Ao passar o passaporte pelo leitor eletrônico, minha nacionalidade de origem foi marcada e não me permitiram embarcar no voo. Tentei contatar o e-mail da Migração da Colômbia, mas eles não responderam a tempo, impedindo-me de viajar com minha parceira, que conseguiu embarcar por ter cidadania espanhola. Um dia depois, recebi uma resposta de oficiais migratórios colombianos que me permitiram viajar de forma excepcional, mas minhas férias já estavam incompletas e eu havia passado por um momento difícil.

O caso de Alejandro e Luis não é isolado, Jorge Valdés, secretário e fundador da ONG Cubanos Libres no Uruguai, confirmou a enorme preocupação dentro da comunidade cubana sobre essa normativa referente à cidadania.

Faz muito tempo que o Uruguai deixou de ser um país de trânsito para migrantes cubanos. Embora o censo de 2023 tenha fixado o número em cerca de 12.000, consideramos que o número real pode triplicar o registro oficial. A grande maioria dos casos são famílias que se integram de forma orgânica à sociedade uruguaia e aspiram, uma vez cumpridos os requisitos, a poder optar pela cidadania. A legislação atual priva a diáspora cubana com cidadania legal uruguaia dos direitos de mobilidade que os cidadãos naturais desfrutam, o que é muito mais sério tendo em conta as limitações de visto que os passaportes cubanos têm hoje.

Desireé Pagliarini, deputada nacional pelo Partido Colorado e uma das impulsionadoras de um projeto de lei que procurou modificar a menção à nacionalidade de origem no documento de viagem; confirmou que o problema é muito maior por ter status constitucional:

É uma questão constitucional e, portanto, a solução de fundo também é desse nível. Para conceder a nacionalidade uruguaia aos cidadãos legais, seria necessário fazer uma reforma na Constituição e as pessoas teriam que votar em um referendo. Atualmente, não é um assunto em pauta na agenda pública, nem mesmo na campanha eleitoral. No entanto, o governo está dedicando toda a atenção à questão migratória para oferecer uma solução prática em relação à emissão de passaportes.

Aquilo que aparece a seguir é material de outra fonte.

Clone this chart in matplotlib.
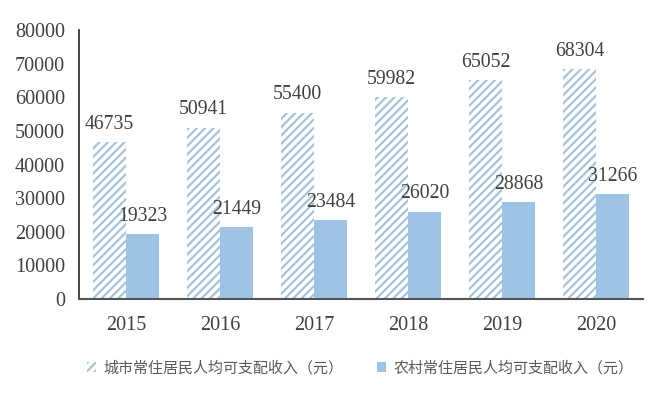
import matplotlib
matplotlib.use("Agg")
import matplotlib.pyplot as plt
import numpy as np

years = ["2015", "2016", "2017", "2018", "2019", "2020"]
urban = [46735, 50941, 55400, 59982, 65052, 68304]
rural = [19323, 21449, 23484, 26020, 28868, 31266]
urban_label = "城市常住居民人均可支配收入（元）"
rural_label = "农村常住居民人均可支配收入（元）"

plt.rcParams["hatch.linewidth"] = 1.6
text_color = "#404040"
hatch_color = "#a6c4d8"
solid_color = "#9dc3e6"

fig = plt.figure(figsize=(6.6, 4.11), dpi=100)
ax = fig.add_axes([0.1197, 0.2725, 0.8543, 0.6545])

x = np.arange(len(years))
w = 0.35
b1 = ax.bar(x - w / 2, urban, w, facecolor="white", edgecolor=hatch_color,
            hatch="////", linewidth=0, label=urban_label)
b2 = ax.bar(x + w / 2, rural, w, color=solid_color, linewidth=0, label=rural_label)

serif = {"family": "Liberation Serif", "size": 14.2, "color": text_color}
for bars, vals in ((b1, urban), (b2, rural)):
    for bar, v in zip(bars, vals):
        ax.annotate(str(v), (bar.get_x() + bar.get_width() / 2, v),
                    xytext=(0, 6), textcoords="offset points",
                    ha="center", va="bottom", **serif)

ax.set_xlim(-0.5, len(years) - 0.5)
ax.set_ylim(0, 80000)
ax.set_yticks(range(0, 80001, 10000))
ax.set_xticks(x)
ax.set_xticklabels(years)
for lab in ax.get_xticklabels() + ax.get_yticklabels():
    lab.set_fontfamily("Liberation Serif")
    lab.set_fontsize(14.5)
    lab.set_color(text_color)
ax.tick_params(axis="both", length=0)
ax.tick_params(axis="x", pad=12)
ax.tick_params(axis="y", pad=10)
for s in ("top", "right"):
    ax.spines[s].set_visible(False)
ax.spines["left"].set_color("#222222")
ax.spines["bottom"].set_color("#555555")
ax.spines["left"].set_linewidth(1.2)
ax.spines["bottom"].set_linewidth(1.5)

fig.legend(handles=[b1, b2], loc="center", bbox_to_anchor=(0.546, 0.105), ncol=2,
           frameon=False, prop={"family": ["Noto Sans CJK SC", "DejaVu Sans"], "size": 10.8},
           labelcolor="#595959", handlelength=0.6, handleheight=0.6,
           handletextpad=0.5, columnspacing=2.2)

fig.savefig("out.png", dpi=100)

Para os cubanos, não é um problema menor; o passaporte emitido na ilha está entre os mais restritos do planeta e é o segundo pior classificado na América Latina, apenas atrás do Haiti, de acordo com o Índice Global de Passaportes da empresa britânica Henley & Partners. Isso contrasta com o Passaporte uruguaio, que ocupa o 22º lugar entre os mais bem avaliados do mundo, com 156 destinos livres de vistos e sendo o quarto mais poderoso na região.

Por outro lado, o Uruguai tornou-se um dos destinos preferidos dos cubanos devido às facilidades migratórias oferecidas e à proximidade com a Guiana, país que isenta os habitantes da ilha de visto. Apenas no último ano, das 9.129 pessoas que solicitaram refúgio no Uruguai, 7.293 eram cubanos, de acordo com um relatório ao qual o veículo local El Observador teve acesso.

A chegada maciça de migrantes sobrecarregou o sistema de refúgio, que atualmente tem mais de 24 mil estrangeiros com casos pendentes de resolução, a maioria cubanos e venezuelanos, conforme reconhecido pelo próprio Ministério das Relações Exteriores do país oriental.

O Censo oficial realizado no Uruguai durante 2023 revelou que, se não fosse pela população estrangeira, o número total de habitantes estaria abaixo do registrado no censo de 2011, daí a importância de corrigir uma legislação que afeta o único segmento populacional em crescimento no país.